Татьяна Бек в новомировской статье о книге стихов Амелина «Холодные оды», используя формулу Юрия Тынянова «Архаисты и новаторы», назвала Максима «ярчайшим в своем поколении архаистом-новатором»[13]. Не стану спорить с этим очевидным утверждением. Но скажу еще и о другом. Уже давно вошло в оборот выражение Осипа Мандельштама, что его поэзию определяет тоска по мировой культуре. Поэт стремится выйти за пределы того культурного круга, в котором он оказался в силу случайности своего рождения. Он хочет отзываться на культуру всего мира. Это та самая всемирная отзывчивость, которую мы знаем по нашим классикам XIX столетия. Максим Амелин и в своих стихах, и в своих переводах (чаще всего с языков, которые он отменно знает), и в своих филологических штудиях, и в своей энергичнейшей издательской деятельности стремится осуществить несбывшиеся мечты поэтов ХХ века о творческом приобщении к мировой культуре. К счастью, у современного поэта для этого куда больше возможностей.

В течение тринадцати лет (1995–2008) Амелин возглавлял петербургское издательство «Симпозиум», где ему удалось осуществить замечательные культурные проекты — впервые изданы на русском романы Пола Боулза, Дугласа Коупленда, Ромена Гари, Эльфриды Елинек, Умберто Эко, Питера Хёга и других авторов. Усилия издательства по переводу и публикации книг французских авторов были отмечены почётным дипломом программы «Пушкин» министерства иностранных дел Франции. Благодаря «Симпозиуму» вышло в свет десятитомное собрание сочинений Владимира Набокова — американский период (в 5 томах) и русский период (в 5 томах).

Друг нашей премии Андрей Семенович Немзер высоко оценил это первопроходческое издание: «Кажется, — пишет Немзер, — ни один классик ХХ века еще не издан с таким тщанием, артистизмом и таким вниманием к просвещенному ценителю словесности, как Набоков-Сиринъ»[14]. Вот именно эти качества — тщание, артистизм и внимание к просвещенной словесности —  характеризуют и творческий почерк Амелина.

С 2008 года Максим Амелин — главный редактор «Объединенного Гуманитарного издательства», «О.Г.И.», которое занято многопрофильными экспериментальными проектами: отечественной и переводной прозой, поэзией, биографиями, мемуарной и детской литературой.

Любовь Борисовна Сумм, преподавательница латыни в Литературном институте, на страницах журнала «Новый мир» назвала Максима «человеком, своей кровью склеивающим далекие эпохи, несводимые крайности индивидуального дарования и массового сознания»[15].

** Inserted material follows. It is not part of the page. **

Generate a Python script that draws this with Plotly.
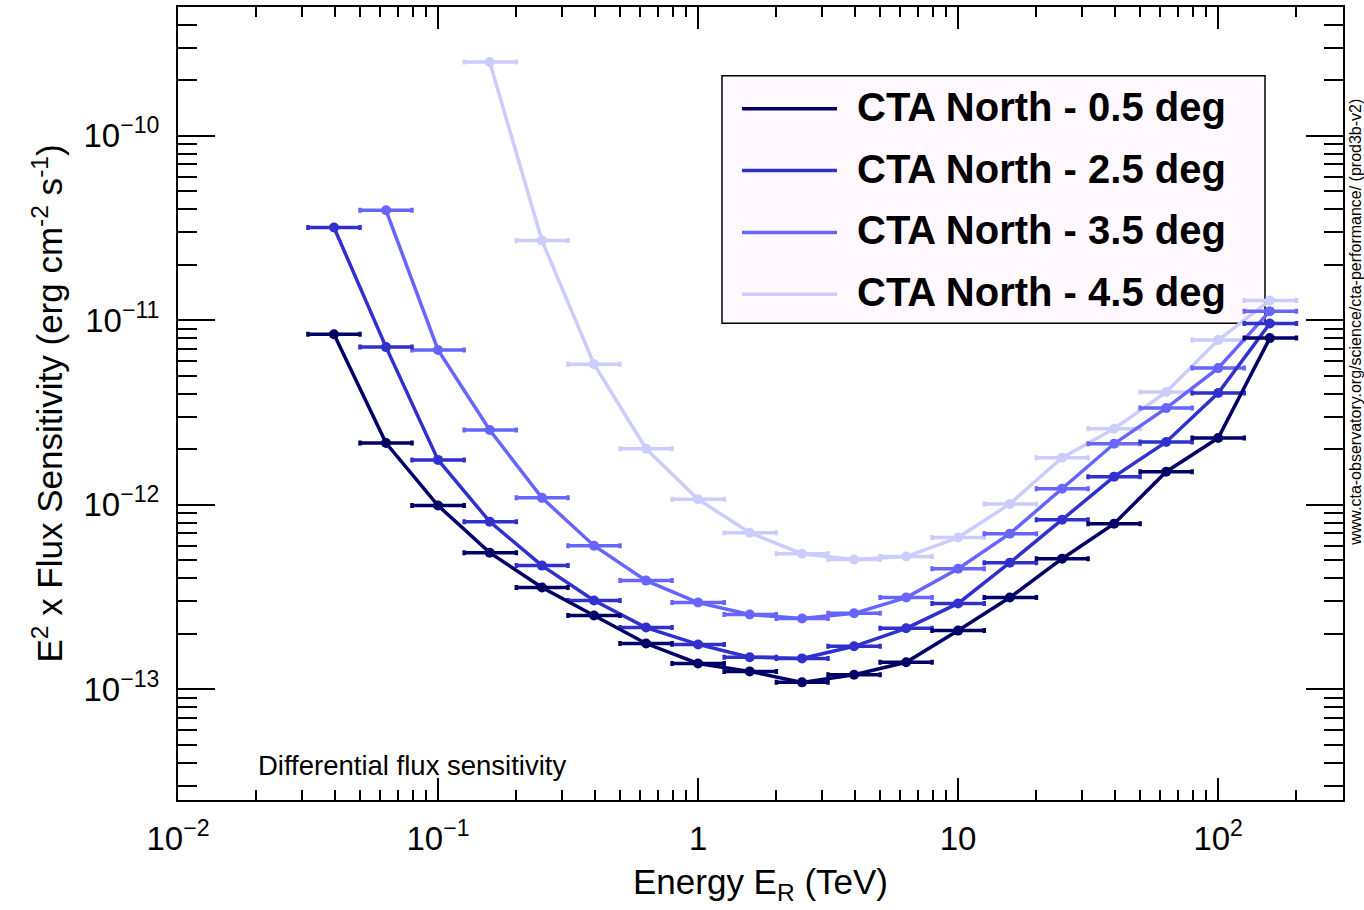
import plotly.graph_objects as go

# ---------------- data ----------------
energy_tev = [0.0398, 0.0631, 0.1, 0.158, 0.251, 0.398, 0.631, 1.0, 1.58, 2.51,
              3.98, 6.31, 10.0, 15.8, 25.1, 39.8, 63.1, 100.0, 158.0]
bin_low = [0.0316, 0.0501, 0.0794, 0.126, 0.2, 0.316, 0.501, 0.794, 1.26, 2.0,
           3.16, 5.01, 7.94, 12.6, 20.0, 31.6, 50.1, 79.4, 126.0]
bin_high = [0.0501, 0.0794, 0.126, 0.2, 0.316, 0.501, 0.794, 1.26, 2.0, 3.16,
            5.01, 7.94, 12.6, 20.0, 31.6, 50.1, 79.4, 126.0, 200.0]

sens_05 = [8.4e-12, 2.16e-12, 9.9e-13, 5.5e-13, 3.56e-13, 2.51e-13, 1.77e-13, 1.38e-13,
           1.25e-13, 1.09e-13, 1.2e-13, 1.4e-13, 2.08e-13, 3.14e-13, 5.1e-13, 7.9e-13,
           1.51e-12, 2.3e-12, 8.0e-12]
sens_25 = [3.18e-11, 7.15e-12, 1.75e-12, 8.1e-13, 4.68e-13, 3.03e-13, 2.16e-13, 1.75e-13,
           1.49e-13, 1.47e-13, 1.71e-13, 2.14e-13, 2.92e-13, 4.85e-13, 8.3e-13, 1.42e-12,
           2.19e-12, 4.03e-12, 9.6e-12]
sens_35 = [None, 3.94e-11, 6.9e-12, 2.54e-12, 1.09e-12, 6.0e-13, 3.88e-13, 2.95e-13,
           2.54e-13, 2.42e-13, 2.58e-13, 3.14e-13, 4.5e-13, 6.97e-13, 1.22e-12, 2.14e-12,
           3.34e-12, 5.5e-12, 1.12e-11]
sens_45 = [None, None, None, 2.51e-10, 2.7e-11, 5.78e-12, 2.01e-12, 1.07e-12,
           7.06e-13, 5.43e-13, 5.05e-13, 5.24e-13, 6.64e-13, 1.01e-12, 1.8e-12, 2.58e-12,
           4.08e-12, 7.8e-12, 1.28e-11]

series_names = ["CTA North - 0.5 deg", "CTA North - 2.5 deg",
                "CTA North - 3.5 deg", "CTA North - 4.5 deg"]
series_values = [sens_05, sens_25, sens_35, sens_45]
series_colors = ["#000066", "#3030cc", "#6666ff", "#ccccff"]

x_tickvals = [0.01, 0.1, 1, 10, 100]
x_ticktext = ["10<sup>\u22122</sup>", "10<sup>\u22121</sup>", "1", "10", "10<sup>2</sup>"]
y_tickvals = [1e-13, 1e-12, 1e-11, 1e-10]
y_ticktext = ["10<sup>\u221213</sup>", "10<sup>\u221212</sup>",
              "10<sup>\u221211</sup>", "10<sup>\u221210</sup>"]

# ---------------- figure ----------------
FONT = "Liberation Sans, Arial, Helvetica, sans-serif"
W, H = 1364, 910
ML, MR, MT, MB = 178, 21, 5, 110

err_plus = [hi - e for e, hi in zip(energy_tev, bin_high)]
err_minus = [e - lo for e, lo in zip(energy_tev, bin_low)]

fig = go.Figure()
for name, vals, col in reversed(list(zip(series_names, series_values, series_colors))):
    fig.add_trace(go.Scatter(
        x=energy_tev, y=vals, name=name, mode="lines+markers",
        line=dict(color=col, width=3.5),
        marker=dict(color=col, size=10),
        error_x=dict(type="data", symmetric=False, array=err_plus,
                     arrayminus=err_minus, color=col, thickness=3.5, width=2.5),
        showlegend=False,
    ))

minor_x = [m * 10 ** d for d in range(-2, 3) for m in range(2, 10)]
minor_y = [m * 10 ** d for d in range(-14, -9) for m in range(2, 10)]

fig.update_xaxes(
    type="log", range=[-2, 2.48],
    tickmode="array", tickvals=x_tickvals, ticktext=x_ticktext,
    ticks="inside", ticklen=22, tickwidth=1.5, tickcolor="black",
    minor=dict(tickmode="array", tickvals=minor_x, ticks="inside", ticklen=10,
               tickwidth=1.5, tickcolor="black", showgrid=False),
    showline=True, linecolor="black", linewidth=2, mirror="allticks",
    showgrid=False, zeroline=False,
    tickfont=dict(family=FONT, size=33, color="black"),
    ticklabelstandoff=8,
    title=dict(text="Energy E<sub>R</sub> (TeV)", font=dict(family=FONT, size=35, color="black"),
               standoff=14),
)
fig.update_yaxes(
    type="log", range=[-13.6, -9.3027],
    tickmode="array", tickvals=y_tickvals, ticktext=y_ticktext,
    ticks="inside", ticklen=37, tickwidth=1.5, tickcolor="black",
    minor=dict(tickmode="array", tickvals=minor_y, ticks="inside", ticklen=19,
               tickwidth=1.5, tickcolor="black", showgrid=False),
    showline=True, linecolor="black", linewidth=2, mirror="allticks",
    showgrid=False, zeroline=False,
    tickfont=dict(family=FONT, size=33, color="black"),
    ticklabelstandoff=10,
    title=dict(text="E<sup>2</sup> x Flux Sensitivity (erg cm<sup>-2</sup> s<sup>-1</sup>)",
               font=dict(family=FONT, size=35, color="black"), standoff=10),
)

pw, ph = W - ML - MR, H - MT - MB
def px(x):
    return (x - ML) / pw
def py(y):
    return (H - MB - y) / ph

shapes = [dict(type="rect", xref="paper", yref="paper",
               x0=px(722), x1=px(1265), y0=py(322), y1=py(74),
               fillcolor="#fff9ff", line=dict(color="black", width=1.5), layer="below")]
annotations = []
row_y = [107, 169, 231, 293]
for name, col, ry in zip(series_names, series_colors, row_y):
    shapes.append(dict(type="line", xref="paper", yref="paper",
                       x0=px(742), x1=px(837), y0=py(ry), y1=py(ry),
                       line=dict(color=col, width=3.5)))
    annotations.append(dict(xref="paper", yref="paper", x=px(855), y=py(ry - 2),
                            xanchor="left", yanchor="middle", showarrow=False,
                            text="<b>%s</b>" % name,
                            font=dict(family=FONT, size=40, color="black")))

annotations.append(dict(xref="paper", yref="paper", x=px(256), y=py(765),
                        xanchor="left", yanchor="middle", showarrow=False,
                        text="Differential flux sensitivity",
                        font=dict(family=FONT, size=27.5, color="black")))
annotations.append(dict(xref="paper", yref="paper", x=px(1345), y=py(95),
                        xanchor="left", yanchor="top", showarrow=False, textangle=-90,
                        text="www.cta-observatory.org/science/cta-performance/ (prod3b-v2)",
                        font=dict(family=FONT, size=16, color="black")))

fig.update_layout(
    width=W, height=H,
    margin=dict(l=ML, r=MR, t=MT, b=MB, pad=0),
    paper_bgcolor="white", plot_bgcolor="white",
    shapes=shapes, annotations=annotations,
    showlegend=False,
)

fig.write_html("out.html")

Сам Амелин полагает, что перевод древних — почти ритуальное действо, своего рода воскрешение из мертвых. Весьма достойное занятие для поэта.

Напоследок — еще немного поэзии.

— У случайных стихов особый
            аромат и особый вкус, —
            точно дымчатый чай со сдобой
            пьешь из чашечки белолобой

            в окружении нежных Муз.

— Пей, но знай: все это в рассрочку,
            и за все: за снедь и за чай,
            за «подлейте-ка кипяточку»
            и за каждую эту строчку —
            не отвертишься — отвечай...[16].

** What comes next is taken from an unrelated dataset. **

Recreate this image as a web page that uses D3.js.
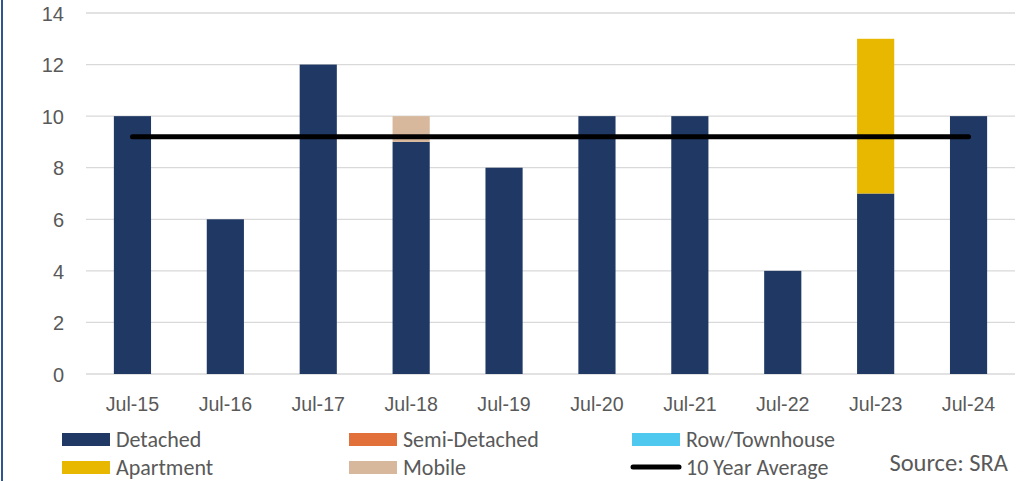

 Максим Амелин отвечает, то есть честно платит по кредиту — новыми стихами, переводами, книжными изданиями, всем своим творчеством.

Жюри Литературной премии Александра Солженицына сердечно поздравляет Максима Альбертовича и желает ему удачи на пути поэтического оживления древних статуй. Может быть, пройдет совсем немного времени, и Максим захочет сказать:

— Мне сорок пять, а кажется, что тыща...



[1] Амелин М. Гнутая речь. М.: Б.С.Г., 2011. С. 150–151.

[2] Басинский П. Человек из XVIII века // Российская газета. 2013. 24 февраля.

[3] Амелин М. Поэзия и современность // Амелин М. Гнутая речь. С. 292.

[4] Амелин М. «Я работаю на стыке XVIII столетия и современности. И это совсем не постмодернизм». Интервью газете «Культура» // Культура. 2004, № 25. Июль.

[5] Там же.

[6] См.: Сумм Л. Второй свиток // Новый мир. 2006. № 4. http://magazines.russ.ru/novyi_mi/2006/4/su13.html

[7] Амелин М. Гнутая речь. С. 27.

[8] См.: Гай Валерий Катулл Веронский. Книга стихотворений. Под ред. М.Л. Гаспарова. М.: Наука, 1986. С. 113.

[9] Там же. С. 109.

[10] Катулл. Лирика. Пер. с латинского Максима Амелина. М.: Время, 2005. С. 126.

[11] См.: Пастернак Б. Про эти стихи. («Кто тропку к двери проторил, / К дыре, засыпанной крупой, / Пока я с Байроном курил, / Пока я пил с Эдгаром По?»).

[12] Амелин М. Граф Хвостов: писатель и персонаж. Вместо вступительной статьи к «Избранным сочинениям графа Хвостова» // Амелин М. Гнутая речь. С. 277.